■ Task instructions ■
Using the material below, repeat exactly the lines from the one with "Give me the" through the one with "0, 0, 0, 0, 0];", ends included, without any images.

── Extracted data

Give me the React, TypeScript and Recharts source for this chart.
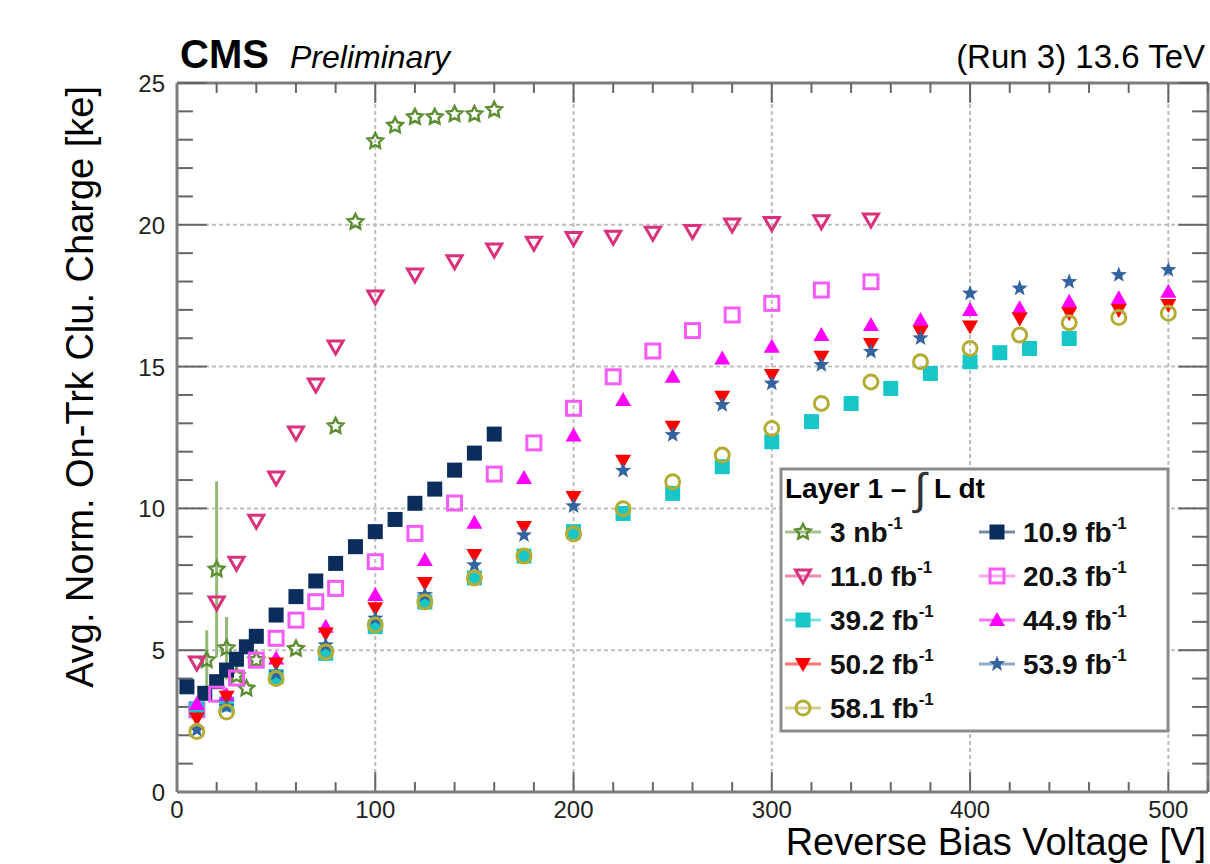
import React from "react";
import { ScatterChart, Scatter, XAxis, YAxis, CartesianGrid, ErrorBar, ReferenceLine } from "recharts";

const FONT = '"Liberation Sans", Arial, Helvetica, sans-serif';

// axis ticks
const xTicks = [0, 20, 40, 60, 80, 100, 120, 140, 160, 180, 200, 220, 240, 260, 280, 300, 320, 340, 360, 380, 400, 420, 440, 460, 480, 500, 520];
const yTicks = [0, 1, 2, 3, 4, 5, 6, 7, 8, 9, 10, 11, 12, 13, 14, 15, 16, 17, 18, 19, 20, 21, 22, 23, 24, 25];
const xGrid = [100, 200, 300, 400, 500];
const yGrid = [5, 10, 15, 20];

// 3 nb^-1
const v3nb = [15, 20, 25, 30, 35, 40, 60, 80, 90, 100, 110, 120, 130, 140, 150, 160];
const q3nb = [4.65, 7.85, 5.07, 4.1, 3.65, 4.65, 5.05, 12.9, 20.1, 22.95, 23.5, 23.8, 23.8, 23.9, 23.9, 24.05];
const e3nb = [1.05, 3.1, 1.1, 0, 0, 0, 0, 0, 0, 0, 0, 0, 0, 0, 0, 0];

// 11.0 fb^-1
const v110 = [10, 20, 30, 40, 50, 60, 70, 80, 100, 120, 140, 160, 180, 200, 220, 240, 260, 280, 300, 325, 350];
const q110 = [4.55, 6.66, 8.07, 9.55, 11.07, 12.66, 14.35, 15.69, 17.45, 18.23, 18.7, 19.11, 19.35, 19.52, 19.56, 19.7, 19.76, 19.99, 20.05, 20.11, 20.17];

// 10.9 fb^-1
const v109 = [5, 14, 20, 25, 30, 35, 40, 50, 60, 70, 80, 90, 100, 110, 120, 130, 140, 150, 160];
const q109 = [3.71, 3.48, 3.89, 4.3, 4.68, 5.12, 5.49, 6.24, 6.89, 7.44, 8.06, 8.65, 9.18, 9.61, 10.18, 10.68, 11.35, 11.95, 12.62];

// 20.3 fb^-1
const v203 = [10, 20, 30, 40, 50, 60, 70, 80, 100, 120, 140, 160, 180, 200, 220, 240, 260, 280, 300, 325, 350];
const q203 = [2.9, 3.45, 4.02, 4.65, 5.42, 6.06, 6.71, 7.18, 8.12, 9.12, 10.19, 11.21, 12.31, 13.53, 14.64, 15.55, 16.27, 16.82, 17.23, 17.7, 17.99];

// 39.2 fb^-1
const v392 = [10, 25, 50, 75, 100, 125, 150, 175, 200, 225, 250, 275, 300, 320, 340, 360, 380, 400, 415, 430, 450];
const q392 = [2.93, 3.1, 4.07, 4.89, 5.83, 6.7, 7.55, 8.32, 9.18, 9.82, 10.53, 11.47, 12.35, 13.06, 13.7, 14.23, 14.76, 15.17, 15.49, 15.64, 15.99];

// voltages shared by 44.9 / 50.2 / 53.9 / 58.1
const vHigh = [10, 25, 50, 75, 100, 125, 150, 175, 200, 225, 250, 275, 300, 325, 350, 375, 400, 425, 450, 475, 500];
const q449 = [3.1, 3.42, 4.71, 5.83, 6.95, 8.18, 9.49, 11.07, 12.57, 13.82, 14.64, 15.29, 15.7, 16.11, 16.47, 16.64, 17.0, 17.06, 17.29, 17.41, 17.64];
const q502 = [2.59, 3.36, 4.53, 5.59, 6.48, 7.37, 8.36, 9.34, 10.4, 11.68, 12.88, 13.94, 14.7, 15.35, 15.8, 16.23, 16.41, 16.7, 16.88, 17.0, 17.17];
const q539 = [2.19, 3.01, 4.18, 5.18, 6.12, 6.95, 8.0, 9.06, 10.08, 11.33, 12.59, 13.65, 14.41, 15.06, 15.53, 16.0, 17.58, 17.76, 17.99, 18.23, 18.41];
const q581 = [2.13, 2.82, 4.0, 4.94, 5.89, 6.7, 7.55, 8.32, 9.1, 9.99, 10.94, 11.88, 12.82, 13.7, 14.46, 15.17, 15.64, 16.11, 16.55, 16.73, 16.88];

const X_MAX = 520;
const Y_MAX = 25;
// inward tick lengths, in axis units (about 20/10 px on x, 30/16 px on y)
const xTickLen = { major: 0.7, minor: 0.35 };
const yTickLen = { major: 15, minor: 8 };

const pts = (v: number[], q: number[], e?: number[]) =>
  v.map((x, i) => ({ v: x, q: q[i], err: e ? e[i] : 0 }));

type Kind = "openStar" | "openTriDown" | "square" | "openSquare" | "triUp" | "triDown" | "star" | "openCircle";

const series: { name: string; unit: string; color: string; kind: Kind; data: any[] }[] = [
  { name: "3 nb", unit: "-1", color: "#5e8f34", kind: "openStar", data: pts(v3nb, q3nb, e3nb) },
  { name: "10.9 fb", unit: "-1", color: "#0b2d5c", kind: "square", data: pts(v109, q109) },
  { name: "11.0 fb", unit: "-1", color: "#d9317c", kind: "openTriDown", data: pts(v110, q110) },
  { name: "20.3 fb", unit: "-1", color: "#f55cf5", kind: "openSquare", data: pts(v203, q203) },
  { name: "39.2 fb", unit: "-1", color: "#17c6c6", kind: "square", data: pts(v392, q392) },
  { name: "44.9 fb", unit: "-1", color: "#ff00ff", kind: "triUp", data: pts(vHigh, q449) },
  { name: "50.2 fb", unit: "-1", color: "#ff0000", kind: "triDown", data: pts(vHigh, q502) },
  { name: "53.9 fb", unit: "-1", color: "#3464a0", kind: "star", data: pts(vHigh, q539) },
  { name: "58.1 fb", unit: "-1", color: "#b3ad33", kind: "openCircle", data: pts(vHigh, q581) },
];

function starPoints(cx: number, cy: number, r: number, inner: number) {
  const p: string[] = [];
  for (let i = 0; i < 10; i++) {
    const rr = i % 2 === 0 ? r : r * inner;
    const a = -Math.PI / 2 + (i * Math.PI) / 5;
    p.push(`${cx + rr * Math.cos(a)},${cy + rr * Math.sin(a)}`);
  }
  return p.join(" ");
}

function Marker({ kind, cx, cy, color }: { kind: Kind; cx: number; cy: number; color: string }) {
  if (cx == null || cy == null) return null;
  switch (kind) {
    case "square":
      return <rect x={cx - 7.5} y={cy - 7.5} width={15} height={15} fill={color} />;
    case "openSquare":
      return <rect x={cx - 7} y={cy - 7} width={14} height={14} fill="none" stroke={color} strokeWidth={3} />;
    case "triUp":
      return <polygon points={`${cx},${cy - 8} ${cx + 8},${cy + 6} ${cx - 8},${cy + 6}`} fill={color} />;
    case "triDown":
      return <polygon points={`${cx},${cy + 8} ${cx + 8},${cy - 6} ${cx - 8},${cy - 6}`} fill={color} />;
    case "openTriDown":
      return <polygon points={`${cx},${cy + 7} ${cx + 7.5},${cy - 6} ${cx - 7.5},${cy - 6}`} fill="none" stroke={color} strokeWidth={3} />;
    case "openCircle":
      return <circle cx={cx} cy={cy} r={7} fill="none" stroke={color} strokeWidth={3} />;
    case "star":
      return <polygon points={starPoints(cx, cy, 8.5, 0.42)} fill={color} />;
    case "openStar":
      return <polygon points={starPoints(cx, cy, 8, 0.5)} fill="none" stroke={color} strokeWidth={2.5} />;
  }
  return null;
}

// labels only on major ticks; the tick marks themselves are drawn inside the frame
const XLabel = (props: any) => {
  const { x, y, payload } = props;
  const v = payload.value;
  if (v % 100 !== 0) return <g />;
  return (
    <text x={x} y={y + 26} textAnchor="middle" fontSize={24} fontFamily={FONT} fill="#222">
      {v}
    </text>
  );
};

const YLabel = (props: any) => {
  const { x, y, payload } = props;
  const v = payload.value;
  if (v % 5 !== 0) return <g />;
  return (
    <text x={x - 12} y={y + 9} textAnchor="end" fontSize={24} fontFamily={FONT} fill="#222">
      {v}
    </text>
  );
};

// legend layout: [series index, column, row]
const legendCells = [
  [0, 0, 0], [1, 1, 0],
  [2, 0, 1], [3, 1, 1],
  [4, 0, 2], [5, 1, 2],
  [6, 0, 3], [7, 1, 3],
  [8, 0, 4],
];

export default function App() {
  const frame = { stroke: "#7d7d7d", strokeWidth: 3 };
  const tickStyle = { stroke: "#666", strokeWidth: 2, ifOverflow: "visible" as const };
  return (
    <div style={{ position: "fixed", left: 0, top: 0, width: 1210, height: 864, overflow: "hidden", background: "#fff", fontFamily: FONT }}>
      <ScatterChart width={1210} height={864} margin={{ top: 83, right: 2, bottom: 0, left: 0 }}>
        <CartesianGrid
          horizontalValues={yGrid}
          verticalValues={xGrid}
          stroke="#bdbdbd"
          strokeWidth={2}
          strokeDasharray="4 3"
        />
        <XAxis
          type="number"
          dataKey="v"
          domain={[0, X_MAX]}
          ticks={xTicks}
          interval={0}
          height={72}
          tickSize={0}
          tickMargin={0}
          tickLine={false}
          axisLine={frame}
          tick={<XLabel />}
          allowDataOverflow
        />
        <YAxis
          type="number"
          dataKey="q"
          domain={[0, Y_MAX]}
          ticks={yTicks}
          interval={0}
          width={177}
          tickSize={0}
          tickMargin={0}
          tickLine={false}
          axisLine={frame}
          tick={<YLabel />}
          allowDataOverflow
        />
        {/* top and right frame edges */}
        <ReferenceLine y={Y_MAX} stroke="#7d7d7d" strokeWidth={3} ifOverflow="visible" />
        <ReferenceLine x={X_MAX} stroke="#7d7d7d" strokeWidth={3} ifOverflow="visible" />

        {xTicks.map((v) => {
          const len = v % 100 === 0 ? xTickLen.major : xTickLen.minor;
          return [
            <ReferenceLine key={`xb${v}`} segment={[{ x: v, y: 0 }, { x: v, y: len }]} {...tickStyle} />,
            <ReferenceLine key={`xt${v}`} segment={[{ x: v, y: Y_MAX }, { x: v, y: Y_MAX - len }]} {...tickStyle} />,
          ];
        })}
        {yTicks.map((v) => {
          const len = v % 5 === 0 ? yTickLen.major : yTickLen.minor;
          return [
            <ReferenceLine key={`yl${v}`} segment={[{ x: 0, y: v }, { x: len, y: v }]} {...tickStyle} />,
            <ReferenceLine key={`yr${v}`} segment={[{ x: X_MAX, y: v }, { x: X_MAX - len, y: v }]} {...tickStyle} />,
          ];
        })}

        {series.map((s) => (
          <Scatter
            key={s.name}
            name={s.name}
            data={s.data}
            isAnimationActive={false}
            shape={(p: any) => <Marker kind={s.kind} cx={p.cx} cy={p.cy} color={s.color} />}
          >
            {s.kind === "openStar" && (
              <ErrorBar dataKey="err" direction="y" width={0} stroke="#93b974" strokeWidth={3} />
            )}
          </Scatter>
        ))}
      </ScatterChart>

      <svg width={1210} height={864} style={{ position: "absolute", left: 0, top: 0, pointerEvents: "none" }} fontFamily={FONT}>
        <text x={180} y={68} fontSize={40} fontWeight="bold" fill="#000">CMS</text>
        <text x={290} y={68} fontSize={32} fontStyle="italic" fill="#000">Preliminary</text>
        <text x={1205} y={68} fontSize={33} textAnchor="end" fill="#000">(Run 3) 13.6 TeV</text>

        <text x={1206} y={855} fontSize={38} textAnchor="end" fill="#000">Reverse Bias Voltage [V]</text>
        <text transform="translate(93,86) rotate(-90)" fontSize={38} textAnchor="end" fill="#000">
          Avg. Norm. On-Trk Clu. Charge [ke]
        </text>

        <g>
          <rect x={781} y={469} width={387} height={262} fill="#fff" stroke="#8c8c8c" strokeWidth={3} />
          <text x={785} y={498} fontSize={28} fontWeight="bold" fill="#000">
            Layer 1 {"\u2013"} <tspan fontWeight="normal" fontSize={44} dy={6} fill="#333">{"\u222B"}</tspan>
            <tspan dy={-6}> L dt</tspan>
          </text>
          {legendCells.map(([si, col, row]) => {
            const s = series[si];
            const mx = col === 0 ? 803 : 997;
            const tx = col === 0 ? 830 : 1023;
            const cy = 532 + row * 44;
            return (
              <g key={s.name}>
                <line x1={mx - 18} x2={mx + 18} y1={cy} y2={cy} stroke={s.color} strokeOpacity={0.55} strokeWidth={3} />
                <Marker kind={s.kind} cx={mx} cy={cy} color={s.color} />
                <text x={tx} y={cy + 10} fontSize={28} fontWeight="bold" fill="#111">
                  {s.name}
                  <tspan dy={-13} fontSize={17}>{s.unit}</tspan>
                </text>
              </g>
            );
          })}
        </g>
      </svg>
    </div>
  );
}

────
── Extracted data

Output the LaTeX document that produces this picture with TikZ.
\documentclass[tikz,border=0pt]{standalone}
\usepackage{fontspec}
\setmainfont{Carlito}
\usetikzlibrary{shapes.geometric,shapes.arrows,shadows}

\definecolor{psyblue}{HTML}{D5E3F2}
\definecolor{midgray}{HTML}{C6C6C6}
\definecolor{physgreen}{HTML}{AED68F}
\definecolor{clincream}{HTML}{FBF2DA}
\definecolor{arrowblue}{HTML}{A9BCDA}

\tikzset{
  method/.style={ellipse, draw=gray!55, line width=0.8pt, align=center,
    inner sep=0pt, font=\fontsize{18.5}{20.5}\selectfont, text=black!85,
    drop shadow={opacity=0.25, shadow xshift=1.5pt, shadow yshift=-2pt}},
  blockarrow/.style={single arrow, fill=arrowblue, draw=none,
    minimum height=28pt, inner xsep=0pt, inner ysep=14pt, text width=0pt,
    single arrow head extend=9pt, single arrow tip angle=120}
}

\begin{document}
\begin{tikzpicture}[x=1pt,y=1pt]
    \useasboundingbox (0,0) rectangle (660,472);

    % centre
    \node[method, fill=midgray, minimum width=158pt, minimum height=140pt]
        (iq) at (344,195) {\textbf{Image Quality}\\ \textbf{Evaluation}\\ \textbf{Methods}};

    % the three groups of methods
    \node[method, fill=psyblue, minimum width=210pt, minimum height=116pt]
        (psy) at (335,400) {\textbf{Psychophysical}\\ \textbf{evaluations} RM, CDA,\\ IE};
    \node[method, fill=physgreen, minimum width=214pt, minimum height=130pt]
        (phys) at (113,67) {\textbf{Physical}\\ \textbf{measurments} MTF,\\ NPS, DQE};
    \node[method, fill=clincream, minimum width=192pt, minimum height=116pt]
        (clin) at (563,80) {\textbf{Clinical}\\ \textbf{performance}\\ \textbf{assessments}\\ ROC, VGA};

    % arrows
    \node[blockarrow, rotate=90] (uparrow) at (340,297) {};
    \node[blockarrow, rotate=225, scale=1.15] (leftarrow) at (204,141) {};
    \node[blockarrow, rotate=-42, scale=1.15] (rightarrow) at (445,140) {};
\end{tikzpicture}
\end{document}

────

■ Problem solution ■
Give me the React, TypeScript and Recharts source for this chart.
import React from "react";
import { ScatterChart, Scatter, XAxis, YAxis, CartesianGrid, ErrorBar, ReferenceLine } from "recharts";

const FONT = '"Liberation Sans", Arial, Helvetica, sans-serif';

// axis ticks
const xTicks = [0, 20, 40, 60, 80, 100, 120, 140, 160, 180, 200, 220, 240, 260, 280, 300, 320, 340, 360, 380, 400, 420, 440, 460, 480, 500, 520];
const yTicks = [0, 1, 2, 3, 4, 5, 6, 7, 8, 9, 10, 11, 12, 13, 14, 15, 16, 17, 18, 19, 20, 21, 22, 23, 24, 25];
const xGrid = [100, 200, 300, 400, 500];
const yGrid = [5, 10, 15, 20];

// 3 nb^-1
const v3nb = [15, 20, 25, 30, 35, 40, 60, 80, 90, 100, 110, 120, 130, 140, 150, 160];
const q3nb = [4.65, 7.85, 5.07, 4.1, 3.65, 4.65, 5.05, 12.9, 20.1, 22.95, 23.5, 23.8, 23.8, 23.9, 23.9, 24.05];
const e3nb = [1.05, 3.1, 1.1, 0, 0, 0, 0, 0, 0, 0, 0, 0, 0, 0, 0, 0];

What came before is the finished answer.